**Recorded data**.
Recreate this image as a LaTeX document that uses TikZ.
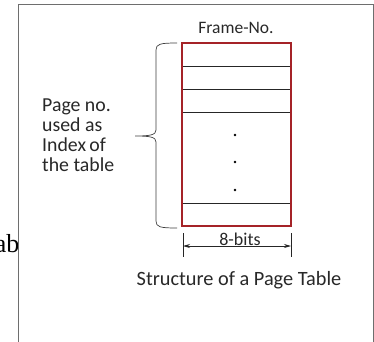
\documentclass[tikz,border=0pt]{standalone}
\usepackage{fontspec}
\setmainfont{Carlito}
\newfontfamily\serifab{Liberation Serif}
\usetikzlibrary{arrows.meta,decorations.pathreplacing}
\definecolor{tabred}{RGB}{165,35,40}
\definecolor{txtgray}{RGB}{40,40,40}
\definecolor{framegray}{RGB}{110,110,110}
\tikzset{
  lbl/.style={inner sep=0pt, text=txtgray, font=\fontsize{16}{20}\selectfont},
  rowline/.style={draw=black!85, line width=0.7pt},
  dimline/.style={draw=black!85, line width=0.7pt},
}
\begin{document}
\begin{tikzpicture}[x=1pt,y=-1pt]
\useasboundingbox (0,0) rectangle (374,341);
\fill[white] (0,0) rectangle (374,341);
% outer frame
\draw[framegray, line width=1pt] (18,345) -- (18,4) -- (373,4) -- (373,345);
% clipped text
\begin{scope}
\clip (0,0) rectangle (17.5,341);
\node[anchor=base east, inner sep=0pt, font=\serifab\fontsize{26}{30}\selectfont] (ab) at (19.5,252) {ab};
\end{scope}
% table rows
\coordinate (tl) at (182,43);
\coordinate (br) at (291,226);
\foreach \yy [count=\i] in {66,89,112,203} {
  \draw[rowline] (182,\yy) -- (291,\yy);
}
\draw[tabred, line width=1.2pt] (tl) rectangle (br);
\node[circle, fill=black, inner sep=0pt, minimum size=2.6pt] (d1) at (235,135) {};
\node[circle, fill=black, inner sep=0pt, minimum size=2.6pt] (d2) at (235,162) {};
\node[circle, fill=black, inner sep=0pt, minimum size=2.6pt] (d3) at (235,190) {};
% labels
\node[lbl, font=\fontsize{17.5}{20}\selectfont] (fn) at (236,28) {Frame-No.};
\node[lbl, align=left, anchor=north west, font=\fontsize{19.8}{20}\selectfont] (pn) at (42,99) {Page no.\\used as\\Index\,of\\the table};
% brace
\draw[black!75, line width=0.7pt] (177,43) .. controls (160,43) and (156,44) .. (156,50)
  -- (156,130) .. controls (156,135) and (150,136) .. (135,136)
  .. controls (150,136) and (156,137) .. (156,142)
  -- (156,221) .. controls (156,227) and (160,228) .. (177,228);
% dimension
\coordinate (t1a) at (183,233);
\coordinate (t1b) at (183,257);
\coordinate (t2a) at (291,233);
\coordinate (t2b) at (291,257);
\draw[dimline] (t1a) -- (t1b);
\draw[dimline] (t2a) -- (t2b);
\draw[dimline, {Stealth[length=7pt,width=4pt]}-{Stealth[length=7pt,width=4pt]}] (183,246) -- (291,246);
\node[lbl, font=\fontsize{18}{20}\selectfont] (bits) at (240,239) {8-bits};
\node[lbl, font=\fontsize{20.3}{24}\selectfont] (cap) at (239,280) {Structure of a Page Table};
\end{tikzpicture}
\end{document}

**Task**. Reproduce every line above as written, skipping pictures.

**Written response**.
Recreate this image as a LaTeX document that uses TikZ.
\documentclass[tikz,border=0pt]{standalone}
\usepackage{fontspec}
\setmainfont{Carlito}
\newfontfamily\serifab{Liberation Serif}
\usetikzlibrary{arrows.meta,decorations.pathreplacing}
\definecolor{tabred}{RGB}{165,35,40}
\definecolor{txtgray}{RGB}{40,40,40}
\definecolor{framegray}{RGB}{110,110,110}
\tikzset{
  lbl/.style={inner sep=0pt, text=txtgray, font=\fontsize{16}{20}\selectfont},
  rowline/.style={draw=black!85, line width=0.7pt},
  dimline/.style={draw=black!85, line width=0.7pt},
}
\begin{document}
\begin{tikzpicture}[x=1pt,y=-1pt]
\useasboundingbox (0,0) rectangle (374,341);
\fill[white] (0,0) rectangle (374,341);
% outer frame
\draw[framegray, line width=1pt] (18,345) -- (18,4) -- (373,4) -- (373,345);
% clipped text
\begin{scope}
\clip (0,0) rectangle (17.5,341);
\node[anchor=base east, inner sep=0pt, font=\serifab\fontsize{26}{30}\selectfont] (ab) at (19.5,252) {ab};
\end{scope}
% table rows
\coordinate (tl) at (182,43);
\coordinate (br) at (291,226);
\foreach \yy [count=\i] in {66,89,112,203} {
  \draw[rowline] (182,\yy) -- (291,\yy);
}
\draw[tabred, line width=1.2pt] (tl) rectangle (br);
\node[circle, fill=black, inner sep=0pt, minimum size=2.6pt] (d1) at (235,135) {};
\node[circle, fill=black, inner sep=0pt, minimum size=2.6pt] (d2) at (235,162) {};
\node[circle, fill=black, inner sep=0pt, minimum size=2.6pt] (d3) at (235,190) {};
% labels
\node[lbl, font=\fontsize{17.5}{20}\selectfont] (fn) at (236,28) {Frame-No.};
\node[lbl, align=left, anchor=north west, font=\fontsize{19.8}{20}\selectfont] (pn) at (42,99) {Page no.\\used as\\Index\,of\\the table};
% brace
\draw[black!75, line width=0.7pt] (177,43) .. controls (160,43) and (156,44) .. (156,50)
  -- (156,130) .. controls (156,135) and (150,136) .. (135,136)
  .. controls (150,136) and (156,137) .. (156,142)
  -- (156,221) .. controls (156,227) and (160,228) .. (177,228);
% dimension
\coordinate (t1a) at (183,233);
\coordinate (t1b) at (183,257);
\coordinate (t2a) at (291,233);
\coordinate (t2b) at (291,257);
\draw[dimline] (t1a) -- (t1b);
\draw[dimline] (t2a) -- (t2b);
\draw[dimline, {Stealth[length=7pt,width=4pt]}-{Stealth[length=7pt,width=4pt]}] (183,246) -- (291,246);
\node[lbl, font=\fontsize{18}{20}\selectfont] (bits) at (240,239) {8-bits};
\node[lbl, font=\fontsize{20.3}{24}\selectfont] (cap) at (239,280) {Structure of a Page Table};
\end{tikzpicture}
\end{document}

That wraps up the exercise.